** START OF Data shown **

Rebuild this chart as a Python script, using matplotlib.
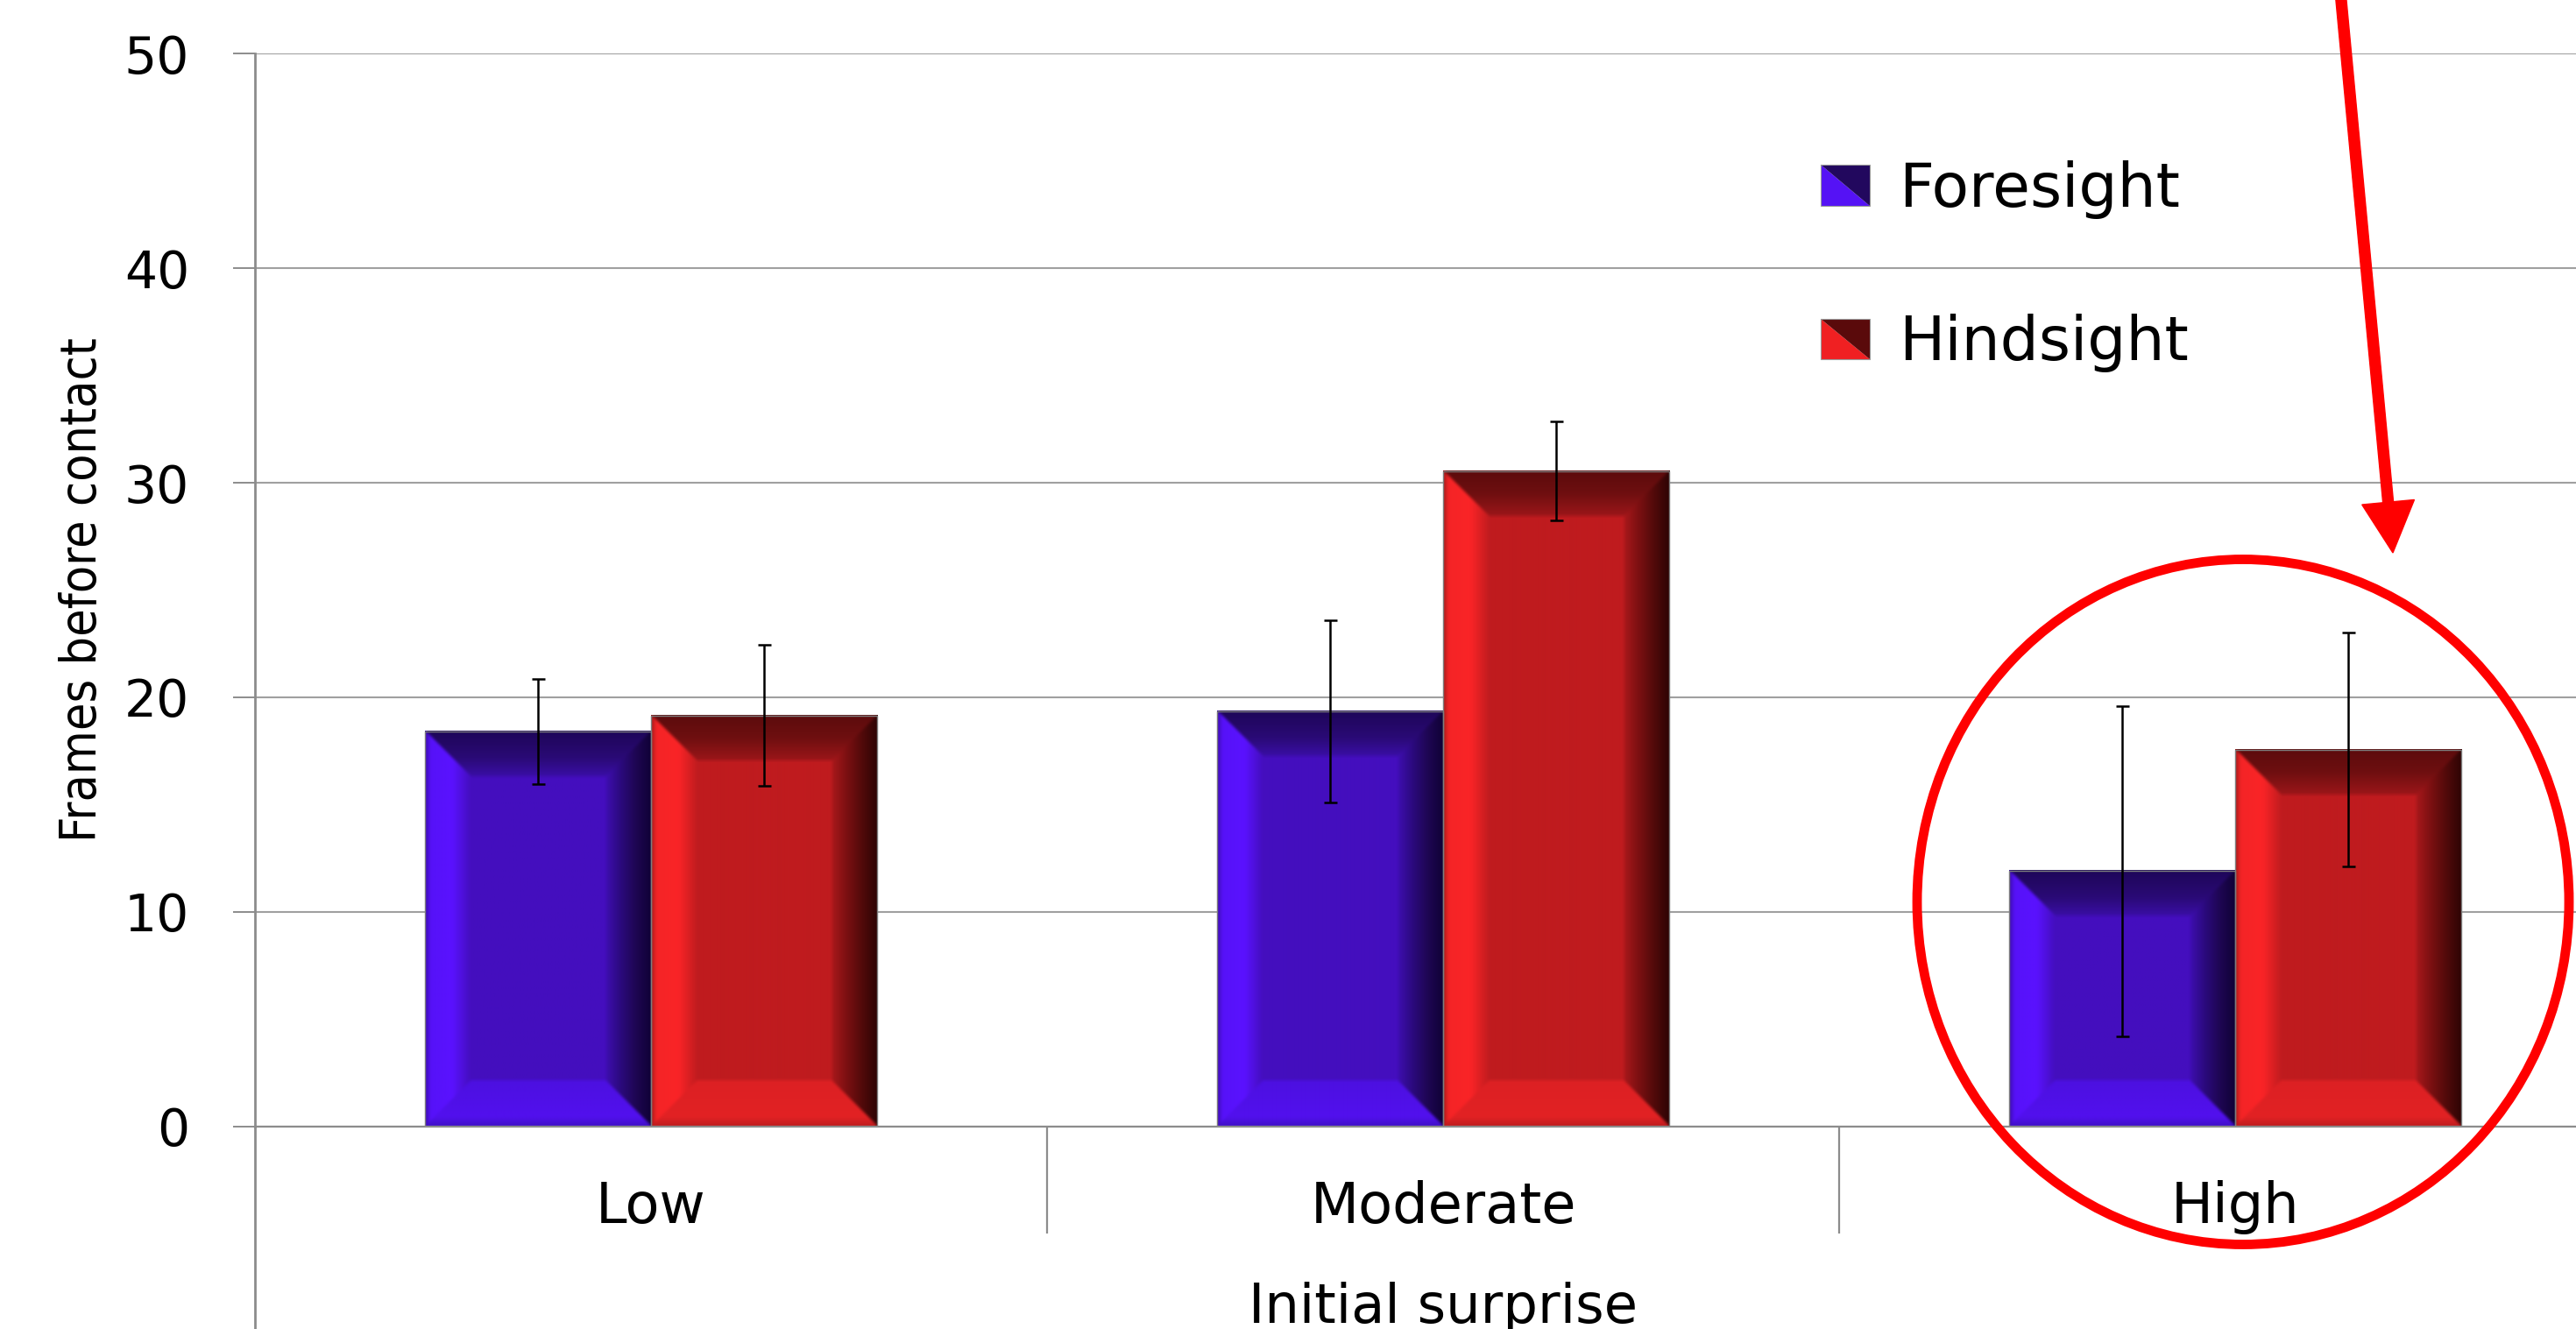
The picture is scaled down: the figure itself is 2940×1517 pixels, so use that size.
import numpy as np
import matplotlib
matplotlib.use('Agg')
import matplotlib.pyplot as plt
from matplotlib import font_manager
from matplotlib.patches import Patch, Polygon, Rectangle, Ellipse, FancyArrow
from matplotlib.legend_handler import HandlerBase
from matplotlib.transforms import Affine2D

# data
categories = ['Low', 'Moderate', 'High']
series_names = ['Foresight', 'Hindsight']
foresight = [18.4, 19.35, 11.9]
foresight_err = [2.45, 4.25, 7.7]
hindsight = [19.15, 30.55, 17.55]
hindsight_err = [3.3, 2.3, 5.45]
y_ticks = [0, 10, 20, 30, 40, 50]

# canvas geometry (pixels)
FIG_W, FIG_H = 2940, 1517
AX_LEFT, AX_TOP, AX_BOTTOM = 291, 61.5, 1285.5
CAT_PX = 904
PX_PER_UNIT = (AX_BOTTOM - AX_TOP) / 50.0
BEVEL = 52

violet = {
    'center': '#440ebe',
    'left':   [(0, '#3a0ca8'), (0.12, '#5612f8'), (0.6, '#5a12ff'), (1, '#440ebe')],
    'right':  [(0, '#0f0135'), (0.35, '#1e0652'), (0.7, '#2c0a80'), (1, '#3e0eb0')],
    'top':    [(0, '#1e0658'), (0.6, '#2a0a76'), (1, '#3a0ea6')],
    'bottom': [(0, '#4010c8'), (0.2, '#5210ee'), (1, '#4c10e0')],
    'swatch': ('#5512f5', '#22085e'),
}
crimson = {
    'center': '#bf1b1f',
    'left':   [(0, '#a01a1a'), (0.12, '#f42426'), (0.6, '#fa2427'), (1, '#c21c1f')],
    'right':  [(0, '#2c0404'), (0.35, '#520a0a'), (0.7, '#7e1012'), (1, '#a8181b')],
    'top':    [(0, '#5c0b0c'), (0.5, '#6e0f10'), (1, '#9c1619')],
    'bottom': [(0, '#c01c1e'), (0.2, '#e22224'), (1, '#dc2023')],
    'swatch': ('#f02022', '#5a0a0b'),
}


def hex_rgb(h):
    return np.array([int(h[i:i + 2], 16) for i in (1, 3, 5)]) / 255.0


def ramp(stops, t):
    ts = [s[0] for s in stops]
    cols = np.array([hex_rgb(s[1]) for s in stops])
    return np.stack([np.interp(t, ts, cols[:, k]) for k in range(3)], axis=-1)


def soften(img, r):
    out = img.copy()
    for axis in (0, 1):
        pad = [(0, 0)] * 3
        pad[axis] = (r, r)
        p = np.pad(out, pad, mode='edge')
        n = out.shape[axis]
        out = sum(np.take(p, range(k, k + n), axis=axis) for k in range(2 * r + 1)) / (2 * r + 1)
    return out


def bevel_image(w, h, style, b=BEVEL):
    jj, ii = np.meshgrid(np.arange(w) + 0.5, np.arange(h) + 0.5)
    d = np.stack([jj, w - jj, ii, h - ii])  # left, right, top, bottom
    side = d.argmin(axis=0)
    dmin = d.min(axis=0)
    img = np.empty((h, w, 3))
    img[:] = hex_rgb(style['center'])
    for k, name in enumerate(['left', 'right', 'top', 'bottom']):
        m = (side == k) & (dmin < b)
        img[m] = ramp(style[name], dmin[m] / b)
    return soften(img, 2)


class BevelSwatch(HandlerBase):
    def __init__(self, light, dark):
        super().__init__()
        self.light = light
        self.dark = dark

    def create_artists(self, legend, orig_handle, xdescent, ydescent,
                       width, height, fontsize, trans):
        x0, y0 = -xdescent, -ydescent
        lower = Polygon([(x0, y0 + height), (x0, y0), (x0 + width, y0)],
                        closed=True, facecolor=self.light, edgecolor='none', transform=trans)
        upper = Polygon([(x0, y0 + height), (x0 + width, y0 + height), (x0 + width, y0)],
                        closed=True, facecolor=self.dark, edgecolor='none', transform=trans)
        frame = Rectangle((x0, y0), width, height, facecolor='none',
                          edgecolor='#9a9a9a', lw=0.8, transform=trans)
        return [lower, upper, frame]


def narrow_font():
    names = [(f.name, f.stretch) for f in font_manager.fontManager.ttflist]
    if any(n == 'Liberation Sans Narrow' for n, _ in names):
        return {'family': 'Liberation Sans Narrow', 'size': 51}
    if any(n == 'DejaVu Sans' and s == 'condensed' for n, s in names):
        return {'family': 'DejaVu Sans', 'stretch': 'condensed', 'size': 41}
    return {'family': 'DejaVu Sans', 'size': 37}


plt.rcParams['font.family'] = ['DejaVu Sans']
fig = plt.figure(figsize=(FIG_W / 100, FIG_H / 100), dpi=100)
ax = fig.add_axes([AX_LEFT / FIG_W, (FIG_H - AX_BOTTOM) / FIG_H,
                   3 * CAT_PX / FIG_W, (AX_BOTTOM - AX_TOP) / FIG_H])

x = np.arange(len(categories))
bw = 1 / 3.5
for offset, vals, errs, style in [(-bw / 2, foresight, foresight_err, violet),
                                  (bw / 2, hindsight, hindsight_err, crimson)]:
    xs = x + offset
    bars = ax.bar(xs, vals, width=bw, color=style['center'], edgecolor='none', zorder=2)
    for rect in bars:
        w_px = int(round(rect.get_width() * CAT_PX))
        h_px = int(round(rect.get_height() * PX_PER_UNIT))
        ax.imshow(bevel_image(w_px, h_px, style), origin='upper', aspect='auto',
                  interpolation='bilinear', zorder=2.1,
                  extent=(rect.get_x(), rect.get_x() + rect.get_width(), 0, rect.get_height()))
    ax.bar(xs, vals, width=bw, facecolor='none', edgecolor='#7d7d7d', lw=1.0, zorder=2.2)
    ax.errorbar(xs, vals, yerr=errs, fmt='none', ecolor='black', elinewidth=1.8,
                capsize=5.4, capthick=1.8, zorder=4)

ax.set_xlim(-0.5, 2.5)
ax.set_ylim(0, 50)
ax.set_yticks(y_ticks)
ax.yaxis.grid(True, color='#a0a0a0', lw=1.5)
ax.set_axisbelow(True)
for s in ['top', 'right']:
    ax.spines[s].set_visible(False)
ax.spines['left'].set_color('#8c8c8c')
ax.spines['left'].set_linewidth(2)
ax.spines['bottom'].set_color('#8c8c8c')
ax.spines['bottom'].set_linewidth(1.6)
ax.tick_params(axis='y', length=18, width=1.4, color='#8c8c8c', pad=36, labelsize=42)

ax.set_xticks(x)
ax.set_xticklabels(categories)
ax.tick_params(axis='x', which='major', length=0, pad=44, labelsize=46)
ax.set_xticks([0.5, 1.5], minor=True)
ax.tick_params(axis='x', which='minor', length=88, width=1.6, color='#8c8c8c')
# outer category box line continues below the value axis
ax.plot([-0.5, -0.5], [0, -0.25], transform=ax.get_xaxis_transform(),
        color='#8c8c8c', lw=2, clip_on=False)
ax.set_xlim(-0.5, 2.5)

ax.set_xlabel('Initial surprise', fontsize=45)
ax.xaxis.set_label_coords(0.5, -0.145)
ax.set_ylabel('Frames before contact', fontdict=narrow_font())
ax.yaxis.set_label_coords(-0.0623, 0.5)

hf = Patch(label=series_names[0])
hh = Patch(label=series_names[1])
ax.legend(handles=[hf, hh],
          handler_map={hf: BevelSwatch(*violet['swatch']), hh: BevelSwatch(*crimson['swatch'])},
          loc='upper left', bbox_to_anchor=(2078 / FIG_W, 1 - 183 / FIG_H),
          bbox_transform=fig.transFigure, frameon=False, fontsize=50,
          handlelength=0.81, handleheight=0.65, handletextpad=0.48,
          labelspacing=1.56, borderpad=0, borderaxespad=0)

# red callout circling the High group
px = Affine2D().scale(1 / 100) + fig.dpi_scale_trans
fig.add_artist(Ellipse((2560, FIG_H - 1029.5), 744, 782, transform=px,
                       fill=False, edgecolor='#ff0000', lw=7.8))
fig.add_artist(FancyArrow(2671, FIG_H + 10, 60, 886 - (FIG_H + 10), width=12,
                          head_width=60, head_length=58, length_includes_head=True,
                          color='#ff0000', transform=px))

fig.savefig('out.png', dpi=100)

** END OF Data shown **

Locate the lines above that hold the word "pixels". Show every one of them.

__Reply to the exercise__.
The picture is scaled down: the figure itself is 2940×1517 pixels, so use that size.
# canvas geometry (pixels)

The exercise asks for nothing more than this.